Wednesday, November 9, 2016

W. T. F.

                    I wanted to make this post about the loveliness of November.  I even had it half written. I wrote about how the end of daylight savings makes me happy.  I wrote about how wet, windy, dismal weather is one of my happy places.  I wrote about how November is one the Universe's grand in between times that gives solace and refreshes the spirit of a tired, busy soul.  I wanted to wax rhapsodic about how the closing in of cold weather makes us all appreciate our loved ones more and naturally draws us all closer together.   But I can't, because somehow there is a CANCER IN THE AMERICAN SOUL AND WTF IS WRONG WITH US?!?!? 
                      Why the hell did we go and elect Mussolini 2.0?!?    This isn't a conservative/liberal argument.   There were plenty of conservatives to pick from.  We could have gone with any of them.   They had experience and education and all the hard ass bonafides (defund Planned Parenthood, no to the Dream act, lower taxes, etc. ) that any right wing pundit could love.   This isn't an antiestablishment argument.   Bernie Sanders was right there in the wings allowing any person with a populist bent to Feel the Bern and stick to the man- with grace and dignity and class.   Why the hell did we go for the a-hole who is a bully and anti-female, anti-immigrant, classist, and racist, and frankly, tacky besides?  At best, he is a bullying narcissist.   Quite possibly he is in the pay of foreign goverments. Quite definitely he is a thin skinned con artist.

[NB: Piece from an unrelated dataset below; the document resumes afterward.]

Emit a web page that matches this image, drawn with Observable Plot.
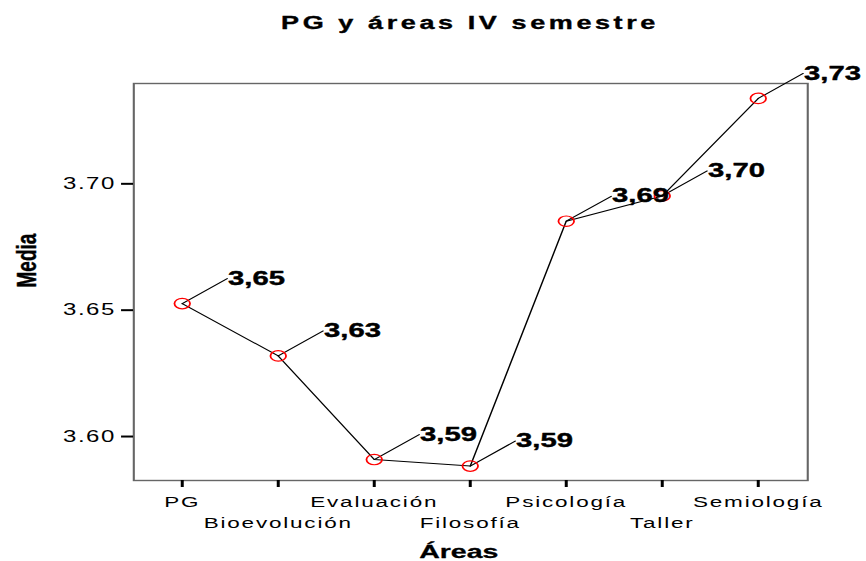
<!DOCTYPE html>
<html><head><meta charset="utf-8">
<script src="https://cdn.jsdelivr.net/npm/d3@7"></script>
<script src="https://cdn.jsdelivr.net/npm/@observablehq/plot@0.6"></script>
<style>
html,body{margin:0;padding:0;background:#fff;overflow:hidden}
#wrap{position:relative;width:577px;height:561px;transform:scaleX(1.5);transform-origin:0 0;font-family:"Liberation Sans",Arial,sans-serif}
#title{position:absolute;top:3px;left:88.7px;width:449.3px;text-align:center;font-weight:bold;font-size:18px;line-height:40px;letter-spacing:2.4px;color:#000;-webkit-text-stroke:0.35px #000}
#chart{position:absolute;top:40px;left:0}
g[aria-label="y-axis tick label"] text{letter-spacing:1px}
g[aria-label="x-axis tick label"] text{letter-spacing:1.2px}
</style></head><body>
<div id="wrap"><div id="title">PG y áreas IV semestre</div><div id="chart"></div></div>
<script>
const categories = ["PG", "Bioevolución", "Evaluación", "Filosofía", "Psicología", "Taller", "Semiología"];
const means = [3.6526, 3.6319, 3.5909, 3.5883, 3.6852, 3.6952, 3.7338];
const yTicks = [3.60, 3.65, 3.70];
const yDomain = [3.5826, 3.7397];

const data = categories.map((c, i) => ({area: c, media: means[i], label: d3.format(".2f")(means[i]).replace(".", ",")}));
const even = categories.filter((d, i) => i % 2 === 0);
const odd = categories.filter((d, i) => i % 2 === 1);
const leader = {draw(context, l) { context.moveTo(0, 0); context.lineTo(0, -l); }};

const plot = Plot.plot({
  width: 577, height: 521,
  marginLeft: 88.7, marginRight: 39, marginTop: 43, marginBottom: 81,
  style: {fontFamily: "Liberation Sans, Arial, sans-serif", background: "white", color: "black", overflow: "visible"},
  x: {type: "point", domain: categories, padding: 0.5},
  y: {domain: yDomain},
  marks: [
    Plot.frame({stroke: "#666", strokeWidth: 1.4}),
    Plot.axisY({ticks: yTicks, tickFormat: d3.format(".2f"), tickSize: 8, tickPadding: 4, fontSize: 16, label: null, strokeWidth: 2}),
    Plot.axisX({ticks: even, tickSize: 7, tickPadding: 9, fontSize: 15, label: null, strokeWidth: 2}),
    Plot.axisX({ticks: odd, tickSize: 7, tickPadding: 30, fontSize: 15, label: null, strokeWidth: 2}),
    Plot.text(["Media"], {frameAnchor: "left", dx: -71.4, dy: 5.5, rotate: -90, fontSize: 19, fontWeight: "bold", lineAnchor: "middle", fill: "black", stroke: "black", strokeWidth: 0.3}),
    Plot.text(["Áreas"], {frameAnchor: "bottom", dx: -8, dy: 77, fontSize: 19, fontWeight: "bold", lineAnchor: "bottom", fill: "black", stroke: "black", strokeWidth: 0.3}),
    Plot.line(data, {x: "area", y: "media", stroke: "black", strokeWidth: 1}),
    Plot.vector(data, {x: "area", y: "media", length: 39, rotate: 50.2, anchor: "start", shape: leader, stroke: "black", strokeWidth: 1}),
    Plot.dot(data, {x: "area", y: "media", r: 5.2, stroke: "red", strokeWidth: 1.2, fill: "none"}),
    Plot.text(data, {x: "area", y: "media", text: "label", dx: 30.5, dy: -25, textAnchor: "start", lineAnchor: "middle", fontSize: 19.5, fontWeight: "bold", fill: "black", stroke: "black", strokeWidth: 0.4})
  ]
});
document.getElementById("chart").appendChild(plot);
</script>
</body></html>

                       And why, dear reader, you may ask am I harping on this in a blog about raising a disabled child??  Because of this- my child is among the most vulnerable in society.   People think that the disabled are not preyed upon by so called good people, but they are . EVERY DAY.  It happens when some jerk acts like my kid doesn't need the accommodations that he refers to as"special privileges".  It happens when some supposedly respectable citizen complains that they shouldn't have to pay taxes to "take care of her" as if they don't benefit from taxes I pay every day.   It happens when some bureaucrat tells me they cannot pay for necessary medications or doctors because there is not enough money in the budget meanwhile cutting taxes AGAIN for some wealthy a-hole.  

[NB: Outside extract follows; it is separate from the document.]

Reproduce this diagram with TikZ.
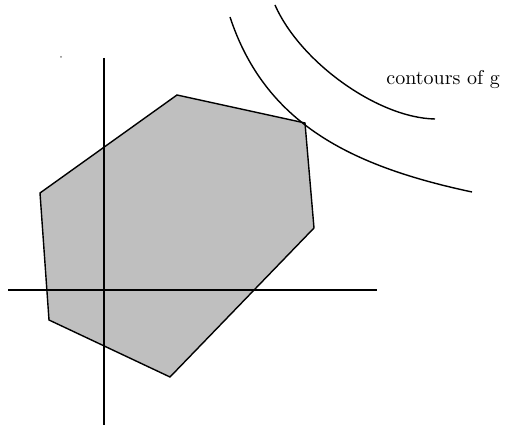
\documentclass[tikz,border=0pt]{standalone}
\usepackage{tikz}
\usetikzlibrary{calc}

\definecolor{feasgray}{gray}{0.75}

\begin{document}
\begin{tikzpicture}[
  x=0.5pt, y=-0.5pt,
  feasible/.style={draw, fill=feasgray, line width=0.7pt, line join=miter},
  axis/.style={line width=0.7pt},
  contour/.style={line width=0.7pt},
  lbl/.style={font=\fontsize{10}{12}\selectfont, inner sep=0pt}
]
\useasboundingbox (0,0) rectangle (515,437);

% vertices of the feasible set
\coordinate (v1) at (177,95);
\coordinate (v2) at (305,123);
\coordinate (v3) at (314,228);
\coordinate (v4) at (170,377);
\coordinate (v5) at (49,320);
\coordinate (v6) at (40,193);

\draw[feasible] (v1) -- (v2) -- (v3) -- (v4) -- (v5) -- (v6) -- cycle;

% axes
\coordinate (ytop) at (104,58);
\coordinate (ybot) at (104,425);
\coordinate (xleft) at (8,290);
\coordinate (xright) at (377,290);
\draw[axis] (ytop) -- (ybot);
\draw[axis] (xleft) -- (xright);

% contours
\coordinate (c1a) at (230,17);
\coordinate (c1b) at (472,192);
\coordinate (c2a) at (275,5);
\coordinate (c2b) at (435,119);
\draw[contour] (c1a) .. controls (265,123) and (350,166) .. (c1b);
\draw[contour] (c2a) .. controls (300,62) and (378,118) .. (c2b);

\node[lbl, anchor=base west] (glabel) at (386,85) {contours of g};

\fill[gray] (61,57) circle (1);
\end{tikzpicture}
\end{document}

                       Most of all, it happens when the evil starts creeping in, slowly at first, when those in charge start muttering about the "takers" in society.   When supposedly decent human beings talk about "those people who just aren't like us".  When people continually confuse obedience with morals or ethics.  Or confuse flag waving with real honest patriotism.    If it is not stopped, it ends with discrimination becoming legal.  With those in need first starved financially of needed services.  Then just starved period.  All while supposedly "good citizens" turn a blind eye and a cold heart.

                        It may not come to this.  I hope it doesn't.  But it so easily could.  I am scared.  I am very angry.  And make no mistake.  To quote the Texas republican, "There is no honor in being a good Nazi." I am scared that not only is my child's way of life at stake. I am scared her very life could be at stake.   This is my CHILD. I will go down swinging.  The zombies are rising. I am tripping everybody.